I just spent a majority of my Shabbat fighting a migraine, so now that the pressure is finally beginning to ease, I am turning quickly to ginger tea, the most appealing drink I can think of it — easy to veganize, great for the end of Shabbat, spicily powerful enough to clear my still-throbbing head. Raised to be a lover of spice, this tea hit just the spots!
(Recipe adapted from the Global Table, a site that is quickly becoming an all-time favorite! Her recipe was inspired by a Swahili ginger and milk tea.)
- 1/4 cup grated ginger (about 3 inches of ginger, unpeeled)
- 1/4 cup black tea (decaf, if desired)
- 1 quart water (4 cups)
- 2 cups almond milk
- 1/4 cup agave nectar (w/ one teaspoon raw turbinado sugar mixed in)
- pinch of cinnamon
Bring water to a boil on the stove (1 quart = 4 cups). While the water is on the stove, grate 1/4 cup ginger, peel included.
Then add the ginger and black tea to the boiling water and simmer for 3-5 minutes.
Add almond milk and agave/sugar mix. Continue simmering until agave/turbinado sugar mixture dissolves.
Strain and serve! And, of course, enjoy!
Recently, I began to suspect an allergy to wine, and after less than a glass of white wine last night, I have concluded that wine is mostly likely off the table for me — like forever. It’s a weird thought, but its role in triggering some of my migraines is enough for me to part ways completely.

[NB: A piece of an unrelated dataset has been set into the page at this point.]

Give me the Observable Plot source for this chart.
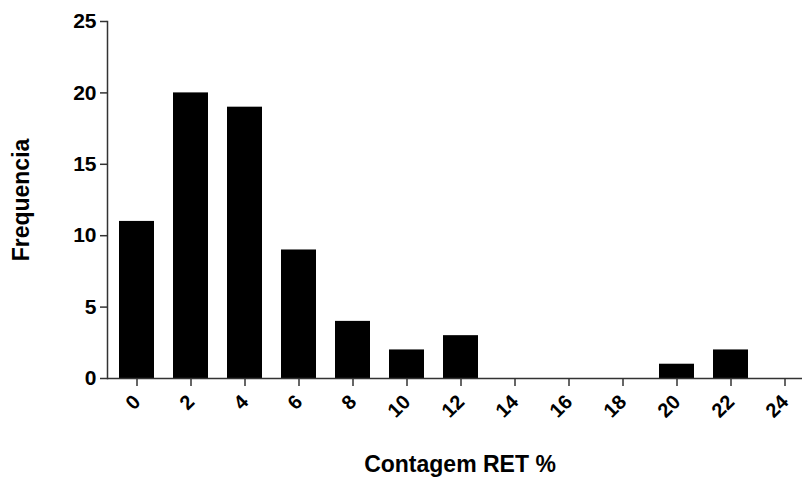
<!DOCTYPE html>
<html>
<head>
<meta charset="utf-8">
<script src="https://cdn.jsdelivr.net/npm/d3@7"></script>
<script src="https://cdn.jsdelivr.net/npm/@observablehq/plot@0.6"></script>
<style>
  html, body { margin: 0; padding: 0; background: white; }
</style>
</head>
<body>
<div id="chart"></div>
<script>
const categories = [0, 2, 4, 6, 8, 10, 12, 14, 16, 18, 20, 22, 24];
const frequencies = [11, 20, 19, 9, 4, 2, 3, 0, 0, 0, 1, 2, 0];
const yTicks = [0, 5, 10, 15, 20, 25];
const xTitle = "Contagem RET %";
const yTitle = "Frequencia";

const data = categories.map((c, i) => ({c, f: frequencies[i]}));
const axisColor = "#333";

const chart = Plot.plot({
  width: 802,
  height: 477,
  marginLeft: 107,
  marginRight: 0,
  marginTop: 21,
  marginBottom: 99,
  style: {fontFamily: "'Liberation Sans', Arial, sans-serif", fontWeight: "bold", background: "white", color: "black"},
  x: {type: "band", domain: categories, range: [107, 813], paddingInner: 0.36, paddingOuter: 0.18},
  y: {domain: [0, 25]},
  marks: [
    Plot.barY(data, {x: "c", y: "f", fill: "black"}),
    Plot.ruleY([0], {stroke: axisColor, strokeWidth: 1.5}),
    Plot.frame({anchor: "left", stroke: axisColor, strokeWidth: 1.5}),
    Plot.axisY({ticks: yTicks, tickSize: 7, tickPadding: 4, fontSize: 21, label: null, stroke: axisColor, strokeWidth: 1.5}),
    Plot.axisX({tickSize: 8, tickPadding: 12, dx: 0, tickRotate: -45, fontSize: 20, label: null, stroke: axisColor, strokeWidth: 1.5}),
    Plot.text([yTitle], {frameAnchor: "left", dx: -86, rotate: -90, fontSize: 23, fontWeight: "bold", textAnchor: "middle", lineAnchor: "middle", fill: "black"}),
    Plot.text([xTitle], {frameAnchor: "bottom", dx: 5, dy: 86, fontSize: 23, fontWeight: "bold", textAnchor: "middle", lineAnchor: "middle", fill: "black"})
  ]
});
document.getElementById("chart").appendChild(chart);
</script>
</body>
</html>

Now, with my mug in hand, I’m thinking of Havdalah. Though it is a ceremony that I, honestly, very rarely indulge in, I am turning to this tea with it in mind. When I poured my ginger snap tea from the pot to my mug, despite great care, it spilled over the sides. It made me smile to think that I am, and my home is, blessed with an abundance of goodness and that which is sweet in this world. Steaming vegan ginger tea in hand, I am welcoming myself to a quiet and more serene Sunday with Blu Greenberg’s “How to Run a Traditional Jewish Household” — a classic I have finally added to my growing shelves of Judaica! All in all, a great end to what could have easily been a sad Shabbat indeed.